- Exercise prompt
Copy all of the material word for word, except for the pictures.

————————

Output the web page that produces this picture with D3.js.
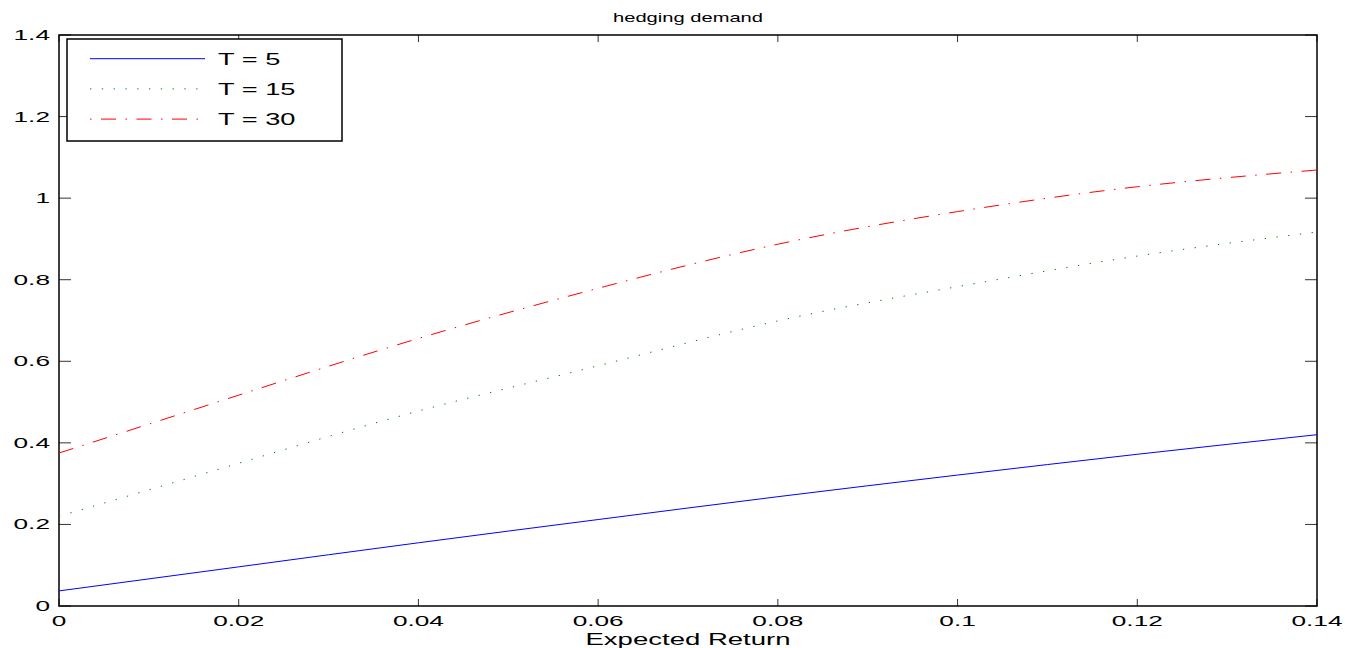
<!DOCTYPE html>
<html>
<head>
<meta charset="utf-8">
<script src="https://cdn.jsdelivr.net/npm/d3@7"></script>
<style>
  body { margin: 0; background: #fff; }
  text { font-family: "Liberation Sans", Arial, sans-serif; fill: #000; }
</style>
</head>
<body>
<script>
// expected return grid
const returns = [0, 0.02, 0.04, 0.06, 0.08, 0.10, 0.12, 0.14];
// hedging demand per horizon
const t5 = [0.037, 0.096, 0.155, 0.212, 0.268, 0.321, 0.372, 0.420];
const t15 = [0.220, 0.350, 0.478, 0.589, 0.699, 0.783, 0.858, 0.917];
const t30 = [0.375, 0.517, 0.656, 0.779, 0.887, 0.967, 1.028, 1.069];

const xTicks = [0, 0.02, 0.04, 0.06, 0.08, 0.1, 0.12, 0.14];
const yTicks = [0, 0.2, 0.4, 0.6, 0.8, 1, 1.2, 1.4];

const series = [
  { name: "T = 5", values: t5, color: "#0000ff", dash: null },
  { name: "T = 15", values: t15, color: "#008000", dash: "1.3,10.5" },
  { name: "T = 30", values: t30, color: "#ff0000", dash: "15,9.5,1.5,9.5" }
];

const width = 1345, height = 648;
const margin = { left: 59, right: 28, top: 35, bottom: 42 };

const svg = d3.select("body").append("svg")
    .attr("width", width)
    .attr("height", height);

const x = d3.scaleLinear().domain([0, 0.14]).range([margin.left, width - margin.right]);
const y = d3.scaleLinear().domain([0, 1.4]).range([height - margin.bottom, margin.top]);

const fmt = d => String(+d.toFixed(2));

// the original text is rendered wide, so stretch it horizontally
function wide(sel, px, py, sx) {
  return sel.attr("transform", (d, i) => `translate(${px(d, i)},${py(d, i)}) scale(${sx},1)`);
}

// ticks (inward, mirrored on top and right)
const g = svg.append("g").attr("stroke", "#333").attr("stroke-width", 1);
xTicks.forEach(t => {
  g.append("line").attr("x1", x(t)).attr("x2", x(t)).attr("y1", y(0)).attr("y2", y(0) - 7);
  g.append("line").attr("x1", x(t)).attr("x2", x(t)).attr("y1", y(1.4)).attr("y2", y(1.4) + 7);
});
yTicks.forEach(t => {
  g.append("line").attr("x1", x(0)).attr("x2", x(0) + 12).attr("y1", y(t)).attr("y2", y(t));
  g.append("line").attr("x1", x(0.14)).attr("x2", x(0.14) - 12).attr("y1", y(t)).attr("y2", y(t));
});

svg.append("rect")
    .attr("x", x(0)).attr("y", y(1.4))
    .attr("width", x(0.14) - x(0)).attr("height", y(0) - y(1.4))
    .attr("fill", "none").attr("stroke", "#000").attr("stroke-width", 1.5);

wide(svg.append("g").selectAll("text")
  .data(xTicks)
  .join("text")
    .attr("text-anchor", "middle")
    .attr("font-size", 15)
    .text(fmt), d => x(d), () => 626, 1.75);

wide(svg.append("g").selectAll("text")
  .data(yTicks)
  .join("text")
    .attr("text-anchor", "end")
    .attr("font-size", 15)
    .text(fmt), () => 50, d => y(d) + 5, 1.75);

wide(svg.append("text")
    .attr("text-anchor", "middle").attr("font-size", 17)
    .text("Expected Return"), () => (x(0) + x(0.14)) / 2, () => 645, 1.62);

wide(svg.append("text")
    .attr("text-anchor", "middle").attr("font-size", 13)
    .text("hedging demand"), () => (x(0) + x(0.14)) / 2, () => 22, 1.55);

const line = d3.line()
    .x((d, i) => x(returns[i]))
    .y(d => y(d))
    .curve(d3.curveNatural);

svg.append("g").selectAll("path")
  .data(series)
  .join("path")
    .attr("d", d => line(d.values))
    .attr("fill", "none")
    .attr("stroke", d => d.color)
    .attr("stroke-width", 1)
    .attr("stroke-dasharray", d => d.dash);

// legend
const legend = svg.append("g");
legend.append("rect")
    .attr("x", 67).attr("y", 39).attr("width", 275).attr("height", 102)
    .attr("fill", "#fff").attr("stroke", "#000").attr("stroke-width", 1.5);

const rows = legend.selectAll("g")
  .data(series)
  .join("g")
    .attr("transform", (d, i) => `translate(0,${58.7 + i * 30.2})`);

rows.append("line")
    .attr("x1", 90).attr("x2", 205)
    .attr("stroke", d => d.color)
    .attr("stroke-width", 1)
    .attr("stroke-dasharray", (d, i) => i === 2 ? "1.5,9.5,15,9.5" : d.dash);

wide(rows.append("text")
    .attr("font-size", 16.5)
    .text(d => d.name), () => 218, () => 6, 1.65);
</script>
</body>
</html>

————————

- Right answer
Output the web page that produces this picture with D3.js.
<!DOCTYPE html>
<html>
<head>
<meta charset="utf-8">
<script src="https://cdn.jsdelivr.net/npm/d3@7"></script>
<style>
  body { margin: 0; background: #fff; }
  text { font-family: "Liberation Sans", Arial, sans-serif; fill: #000; }
</style>
</head>
<body>
<script>
// expected return grid
const returns = [0, 0.02, 0.04, 0.06, 0.08, 0.10, 0.12, 0.14];
// hedging demand per horizon
const t5 = [0.037, 0.096, 0.155, 0.212, 0.268, 0.321, 0.372, 0.420];
const t15 = [0.220, 0.350, 0.478, 0.589, 0.699, 0.783, 0.858, 0.917];
const t30 = [0.375, 0.517, 0.656, 0.779, 0.887, 0.967, 1.028, 1.069];

const xTicks = [0, 0.02, 0.04, 0.06, 0.08, 0.1, 0.12, 0.14];
const yTicks = [0, 0.2, 0.4, 0.6, 0.8, 1, 1.2, 1.4];

const series = [
  { name: "T = 5", values: t5, color: "#0000ff", dash: null },
  { name: "T = 15", values: t15, color: "#008000", dash: "1.3,10.5" },
  { name: "T = 30", values: t30, color: "#ff0000", dash: "15,9.5,1.5,9.5" }
];

const width = 1345, height = 648;
const margin = { left: 59, right: 28, top: 35, bottom: 42 };

const svg = d3.select("body").append("svg")
    .attr("width", width)
    .attr("height", height);

const x = d3.scaleLinear().domain([0, 0.14]).range([margin.left, width - margin.right]);
const y = d3.scaleLinear().domain([0, 1.4]).range([height - margin.bottom, margin.top]);

const fmt = d => String(+d.toFixed(2));

// the original text is rendered wide, so stretch it horizontally
function wide(sel, px, py, sx) {
  return sel.attr("transform", (d, i) => `translate(${px(d, i)},${py(d, i)}) scale(${sx},1)`);
}

// ticks (inward, mirrored on top and right)
const g = svg.append("g").attr("stroke", "#333").attr("stroke-width", 1);
xTicks.forEach(t => {
  g.append("line").attr("x1", x(t)).attr("x2", x(t)).attr("y1", y(0)).attr("y2", y(0) - 7);
  g.append("line").attr("x1", x(t)).attr("x2", x(t)).attr("y1", y(1.4)).attr("y2", y(1.4) + 7);
});
yTicks.forEach(t => {
  g.append("line").attr("x1", x(0)).attr("x2", x(0) + 12).attr("y1", y(t)).attr("y2", y(t));
  g.append("line").attr("x1", x(0.14)).attr("x2", x(0.14) - 12).attr("y1", y(t)).attr("y2", y(t));
});

svg.append("rect")
    .attr("x", x(0)).attr("y", y(1.4))
    .attr("width", x(0.14) - x(0)).attr("height", y(0) - y(1.4))
    .attr("fill", "none").attr("stroke", "#000").attr("stroke-width", 1.5);

wide(svg.append("g").selectAll("text")
  .data(xTicks)
  .join("text")
    .attr("text-anchor", "middle")
    .attr("font-size", 15)
    .text(fmt), d => x(d), () => 626, 1.75);

wide(svg.append("g").selectAll("text")
  .data(yTicks)
  .join("text")
    .attr("text-anchor", "end")
    .attr("font-size", 15)
    .text(fmt), () => 50, d => y(d) + 5, 1.75);

wide(svg.append("text")
    .attr("text-anchor", "middle").attr("font-size", 17)
    .text("Expected Return"), () => (x(0) + x(0.14)) / 2, () => 645, 1.62);

wide(svg.append("text")
    .attr("text-anchor", "middle").attr("font-size", 13)
    .text("hedging demand"), () => (x(0) + x(0.14)) / 2, () => 22, 1.55);

const line = d3.line()
    .x((d, i) => x(returns[i]))
    .y(d => y(d))
    .curve(d3.curveNatural);

svg.append("g").selectAll("path")
  .data(series)
  .join("path")
    .attr("d", d => line(d.values))
    .attr("fill", "none")
    .attr("stroke", d => d.color)
    .attr("stroke-width", 1)
    .attr("stroke-dasharray", d => d.dash);

// legend
const legend = svg.append("g");
legend.append("rect")
    .attr("x", 67).attr("y", 39).attr("width", 275).attr("height", 102)
    .attr("fill", "#fff").attr("stroke", "#000").attr("stroke-width", 1.5);

const rows = legend.selectAll("g")
  .data(series)
  .join("g")
    .attr("transform", (d, i) => `translate(0,${58.7 + i * 30.2})`);

rows.append("line")
    .attr("x1", 90).attr("x2", 205)
    .attr("stroke", d => d.color)
    .attr("stroke-width", 1)
    .attr("stroke-dasharray", (d, i) => i === 2 ? "1.5,9.5,15,9.5" : d.dash);

wide(rows.append("text")
    .attr("font-size", 16.5)
    .text(d => d.name), () => 218, () => 6, 1.65);
</script>
</body>
</html>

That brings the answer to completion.